Economic coercion through export controls on green tech can presumably only go so far when China is betting so heavily on a growth model that disproportionately relies on externalising weak demand. China’s preferred strategy is to withhold discrete critical inputs to put sand in the gears of Western manufacturing. These export controls aren’t always airtight. Beijing’s export restrictions on critical minerals, gallium and germanium, are being undercut by Chinese companies re-routing supplies through Vietnam.

Even in Xi Jinping’s China, the old aphorism – the mountains are high and the emperor is far away – still holds in some areas.

Not everyone sees it this way.

In an ideal world, the United States would be able to seamlessly construct cost competitive green supply chains with zero Chinese involvement.

By far the most politicised project to date has been Ford’s CATL tie-up. Ford’s wholly owned US$2 billion factory – now planned for Michigan rather than Virginia – will license technology from the world’s largest battery manufacturer.

The campaign against the project has been impressively bombastic. Virginia Governor Glenn Youngkin claimed that Ford’s factory would create a “trojan horse”. Republican Senator Marco Rubio has at various times asserted “extensive and obvious” links between CATL and the Chinese military, warning of the perils of relying on the “Chinese Communist Party for battery tech”.

The amorphous threats signposted in these claims fail to identify tangible risks to national security.
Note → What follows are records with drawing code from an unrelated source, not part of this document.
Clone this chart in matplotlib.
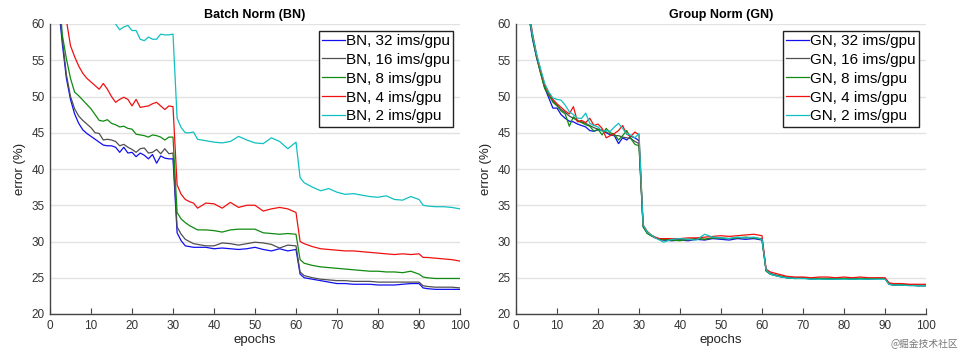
import matplotlib
matplotlib.use("Agg")
import matplotlib.pyplot as plt

plt.rcParams['font.family'] = ['Liberation Sans', 'DejaVu Sans']

# shared epoch grid for every curve
epochs = [1, 2, 3, 4, 5, 6, 7, 8, 9, 10, 11, 12, 13, 14, 15, 16, 17, 18, 19, 20,
          21, 22, 23, 24, 25, 26, 27, 28, 29, 30, 31, 32, 33, 34, 35, 36, 38, 40,
          42, 44, 46, 48, 50, 52, 54, 56, 58, 60, 61, 62, 64, 66, 68, 70, 72, 74,
          76, 78, 80, 82, 84, 86, 88, 90, 91, 92, 94, 96, 98, 100]

# Batch Norm
bn_32 = [72, 63, 57.3, 52.5, 49.6, 47.6, 46.3, 45.4, 44.9, 44.5, 44.1, 43.7, 43.3, 43.2, 43.2, 43.0, 42.3, 43.0, 42.2, 42.3,
         41.7, 42.2, 41.9, 41.4, 42.0, 40.8, 41.8, 41.5, 41.4, 41.4, 31.2, 30.1, 29.4, 29.3, 29.2, 29.2, 29.2, 29.0,
         29.1, 29.0, 28.9, 29.0, 29.2, 28.9, 28.7, 29.0, 28.7, 28.9, 25.5, 25.0, 24.8, 24.6, 24.4, 24.2, 24.2, 24.1,
         24.1, 24.1, 24.0, 24.0, 24.0, 24.1, 24.2, 24.2, 23.6, 23.5, 23.4, 23.4, 23.4, 23.4]
bn_16 = [72, 64, 58, 53, 50.0, 48.3, 47.3, 46.7, 46.2, 45.7, 45.0, 44.9, 44.0, 44.1, 44.0, 43.8, 43.2, 43.4, 43.0, 42.7,
         42.3, 42.8, 42.9, 42.2, 42.3, 42.7, 42.1, 42.8, 42.1, 42.2, 32.0, 31.0, 30.3, 30.0, 29.7, 29.6, 29.4, 29.4,
         29.8, 29.7, 29.5, 29.7, 29.9, 29.8, 29.6, 29.1, 29.5, 29.4, 25.8, 25.3, 25.0, 24.8, 24.7, 24.6, 24.6, 24.5,
         24.5, 24.5, 24.4, 24.4, 24.4, 24.4, 24.4, 24.4, 23.9, 23.8, 23.7, 23.7, 23.7, 23.6]
bn_8 = [75, 66, 58.5, 55.2, 52.5, 50.6, 50.1, 49.5, 48.9, 48.3, 47.5, 46.7, 46.6, 46.8, 46.3, 46.1, 45.8, 45.9, 45.6, 45.5,
        44.8, 44.7, 44.6, 44.4, 44.7, 44.6, 44.4, 44.0, 44.4, 44.4, 34.0, 33.1, 32.6, 32.2, 31.9, 31.6, 31.6, 31.5,
        31.3, 31.6, 31.7, 31.7, 31.7, 31.2, 31.1, 31.0, 31.1, 31.0, 27.5, 27.0, 26.7, 26.5, 26.4, 26.3, 26.2, 26.1,
        26.0, 25.9, 25.9, 25.8, 25.8, 25.7, 25.9, 25.5, 25.1, 25.0, 24.9, 24.9, 24.9, 24.9]
bn_4 = [80, 70, 64, 60.5, 57.0, 55.5, 54.2, 53.2, 52.5, 52.0, 51.5, 51.0, 51.8, 51.0, 50.0, 49.2, 49.6, 49.9, 49.6, 48.7,
        49.6, 48.5, 48.6, 48.7, 49.0, 49.2, 48.7, 48.2, 48.7, 48.6, 37.8, 36.5, 35.8, 35.5, 35.3, 34.6, 35.3, 35.2,
        34.6, 35.4, 34.7, 35.0, 35.0, 34.2, 34.5, 34.7, 34.5, 34.0, 30.0, 29.7, 29.3, 29.0, 28.9, 28.8, 28.7, 28.7,
        28.6, 28.5, 28.4, 28.3, 28.2, 28.3, 28.2, 28.3, 27.8, 27.8, 27.7, 27.6, 27.5, 27.3]
bn_2 = [85, 78, 74, 71, 69, 67, 66, 65, 64, 63.5, 62.8, 62.2, 61.6, 61.0, 60.6, 60.0, 59.2, 59.6, 59.8, 59.1,
        59.1, 57.9, 57.7, 58.2, 57.9, 57.9, 58.6, 58.5, 58.5, 58.6, 47.0, 45.7, 45.0, 45.0, 45.1, 44.1, 43.9, 43.7,
        43.6, 43.8, 44.5, 44.0, 43.6, 43.5, 44.3, 43.8, 42.8, 43.7, 38.8, 38.1, 37.5, 37.0, 37.3, 36.8, 36.5, 36.6,
        36.4, 36.2, 36.1, 36.3, 35.8, 35.7, 36.2, 35.8, 35.0, 34.9, 34.8, 34.8, 34.7, 34.5]

# Group Norm
gn_32 = [75, 68, 61.5, 58.0, 55.4, 53.3, 51.2, 49.8, 48.4, 48.4, 47.5, 47.0, 46.6, 46.5, 46.2, 46.0, 45.8, 45.3, 45.2, 45.4,
         45.4, 45.0, 44.7, 44.6, 43.5, 44.3, 44.0, 44.5, 44.3, 43.9, 32.1, 31.2, 30.8, 30.5, 30.3, 30.2, 30.1, 30.2,
         30.1, 30.3, 30.2, 30.4, 30.3, 30.2, 30.4, 30.3, 30.4, 30.2, 26.0, 25.5, 25.2, 25.0, 24.9, 25.0, 24.8, 24.9,
         24.8, 24.8, 24.9, 24.8, 24.9, 24.8, 24.9, 24.9, 24.1, 24.0, 24.0, 24.0, 23.9, 23.9]
gn_16 = [75, 68, 62, 58.4, 55.6, 53.4, 51.3, 50.1, 49.4, 48.8, 48.2, 47.8, 47.3, 47.0, 46.7, 46.5, 46.3, 46.0, 45.7, 45.5,
         45.3, 45.1, 44.8, 44.6, 44.6, 44.4, 44.3, 44.2, 43.8, 43.5, 32.2, 31.2, 30.8, 30.5, 30.3, 30.2, 30.2, 30.3,
         30.2, 30.4, 30.3, 30.5, 30.4, 30.4, 30.5, 30.5, 30.5, 30.4, 26.0, 25.6, 25.3, 25.1, 25.0, 25.0, 24.9, 24.9,
         24.9, 24.9, 24.9, 24.9, 24.9, 24.8, 24.9, 24.9, 24.2, 24.1, 24.1, 24.0, 24.0, 24.0]
gn_8 = [75, 68, 62, 58.2, 55.5, 53.2, 51.1, 50.3, 49.2, 48.7, 48.0, 47.6, 45.9, 47.2, 46.6, 46.4, 46.1, 45.9, 45.2, 45.5,
        44.7, 45.6, 45.0, 44.8, 44.0, 44.6, 45.3, 44.2, 43.4, 43.2, 32.0, 31.1, 30.8, 30.5, 30.3, 30.3, 30.2, 30.1,
        30.3, 30.4, 30.3, 30.5, 30.5, 30.4, 30.5, 30.6, 30.5, 30.3, 25.9, 25.5, 25.2, 25.0, 24.9, 24.9, 24.9, 24.9,
        24.8, 24.9, 24.9, 24.8, 24.9, 24.9, 24.9, 24.9, 24.1, 24.0, 24.0, 24.0, 23.9, 23.9]
gn_4 = [76, 69, 62.5, 58.8, 55.8, 53.6, 51.6, 50.5, 49.6, 49.0, 48.5, 48.0, 47.6, 48.6, 46.5, 46.7, 46.4, 47.0, 46.0, 46.2,
        45.6, 44.3, 44.6, 44.9, 45.3, 46.0, 44.8, 44.5, 45.1, 44.7, 32.3, 31.4, 30.9, 30.6, 30.4, 30.4, 30.4, 30.4,
        30.5, 30.5, 30.6, 30.7, 30.8, 30.7, 30.8, 30.9, 31.0, 30.8, 26.2, 25.8, 25.5, 25.2, 25.1, 25.1, 25.0, 25.1,
        25.1, 25.0, 25.1, 25.0, 25.1, 25.0, 25.0, 25.0, 24.3, 24.2, 24.2, 24.1, 24.1, 24.1]
gn_2 = [75, 68, 62, 58.6, 55.9, 53.8, 51.8, 50.6, 49.8, 49.6, 49.5, 48.8, 47.9, 47.5, 47.0, 47.0, 47.7, 46.3, 46.0, 45.8,
        45.2, 45.3, 45.2, 45.8, 46.3, 45.6, 44.8, 44.7, 44.3, 44.9, 32.3, 31.3, 30.9, 30.5, 30.2, 29.9, 30.3, 30.4,
        30.3, 30.2, 31.0, 30.6, 30.5, 30.4, 30.6, 30.5, 30.6, 30.3, 26.1, 25.5, 25.2, 25.0, 24.9, 24.9, 24.8, 24.8,
        24.8, 24.8, 24.8, 24.8, 24.8, 24.8, 24.8, 24.8, 24.1, 24.0, 24.0, 23.9, 23.9, 23.9]

colors = ['#1010ee', '#505050', '#108a10', '#f01010', '#10c0c0']
bn_series = [bn_32, bn_16, bn_8, bn_4, bn_2]
gn_series = [gn_32, gn_16, gn_8, gn_4, gn_2]
sizes = [32, 16, 8, 4, 2]

fig = plt.figure(figsize=(9.61, 3.52), dpi=100)
ax1 = fig.add_axes([50 / 961, 1 - 314 / 352, 410 / 961, 290 / 352])
ax2 = fig.add_axes([516 / 961, 1 - 314 / 352, 410 / 961, 290 / 352])


def style_axis(ax, tag, series, title):
    for vals, c, s in zip(series, colors, sizes):
        ax.plot(epochs, vals, color=c, lw=0.9, label=f"{tag}, {s} ims/gpu")
    ax.set_xlim(0, 100)
    ax.set_ylim(20, 60)
    ax.set_xticks(range(0, 101, 10))
    ax.set_yticks(range(20, 61, 5))
    ax.grid(axis='y', color='#e2e2e2', lw=1)
    ax.set_axisbelow(True)
    for sp in ['top', 'right']:
        ax.spines[sp].set_visible(False)
    for sp in ['left', 'bottom']:
        ax.spines[sp].set_color('#444444')
        ax.spines[sp].set_linewidth(1)
    ax.tick_params(axis='x', direction='in', length=4, color='#444444', labelsize=8.5,
                   labelcolor='#333333', pad=4)
    ax.tick_params(axis='y', length=0, labelsize=8.5, labelcolor='#333333', pad=4)
    ax.set_xlabel('epochs', fontsize=9.5, color='#222222', labelpad=2)
    ax.set_ylabel('error (%)', fontsize=9.5, color='#222222', labelpad=4)
    ax.set_title(title, fontsize=9, fontweight='bold', pad=4)
    leg = ax.legend(loc='upper right', fontsize=11, frameon=True, fancybox=False,
                    edgecolor='#222222', framealpha=1, borderaxespad=0.45, borderpad=0.2,
                    handlelength=1.5, handletextpad=0.1, labelspacing=0.32)
    leg.get_frame().set_linewidth(1)


style_axis(ax1, 'BN', bn_series, 'Batch Norm (BN)')
style_axis(ax2, 'GN', gn_series, 'Group Norm (GN)')

fig.text(0.997, 0.012, '@掘金技术社区', ha='right', va='bottom', fontsize=7,
         color='#777777', family=['Noto Sans CJK SC', 'DejaVu Sans'])

fig.savefig('out.png', dpi=100)
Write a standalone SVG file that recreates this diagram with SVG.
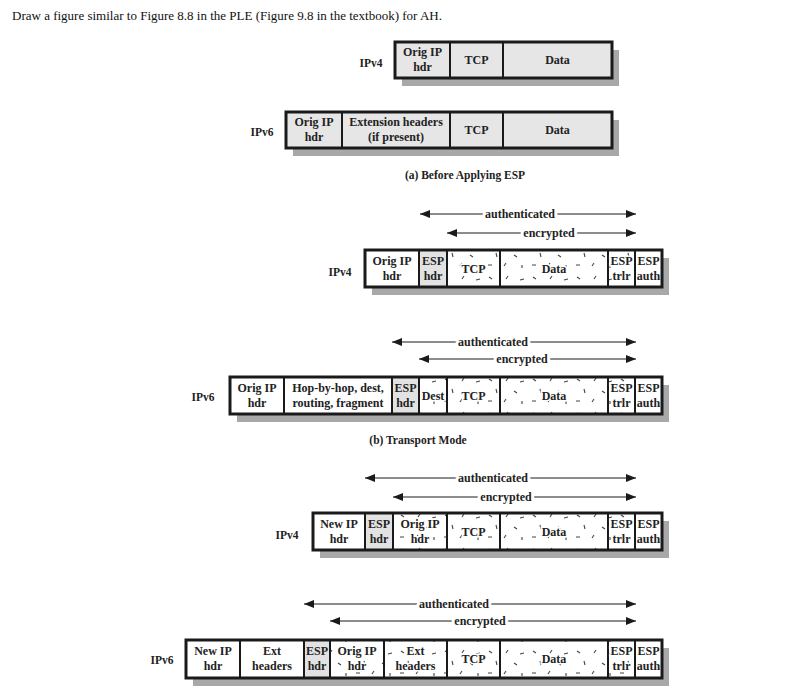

Youngkin’s argument presupposes that the “Chinese are trying to get in and steal the US’ secrets”. In reality, CATL have made all the running in mastering the manufacture of cheaper lithium-ion phosphate batteries.

If anyone is taking a security risk, it’s CATL. Instructively, Beijing closely scrutinised the CATL-Ford deal, fearing technology leakage to the United States. US companies learning from their Chinese peers marks something of a role-reversal. But it is one that the United States should be self-confident enough to embrace. Despite the pearl-clutching around the Ford–CATL partnership, Tesla has quietly struck a similar deal. General Motors may follow suit.

In an ideal world, the United States would be able to seamlessly construct cost competitive green supply chains with zero Chinese involvement. As the United States is discovering, this isn’t a matter of simply flicking a switch. There are complex trade-offs between domestic manufacturing, affordability, climate goals, and supply chain diversification objectives.

By no means should every Chinese investment be welcomed. Security concerns about Chinese software in smart cars, or “mobile phones on wheels”, appear more substantiated. Likewise, giving CATL too much ground in the United States could make it completely dominant globally – to the detriment of Japanese and Korean manufacturers for whom the United States is a potential lifeline.

All of these concerns need to be weighed up. But there may be some areas where Chinese manufacturing nous can help.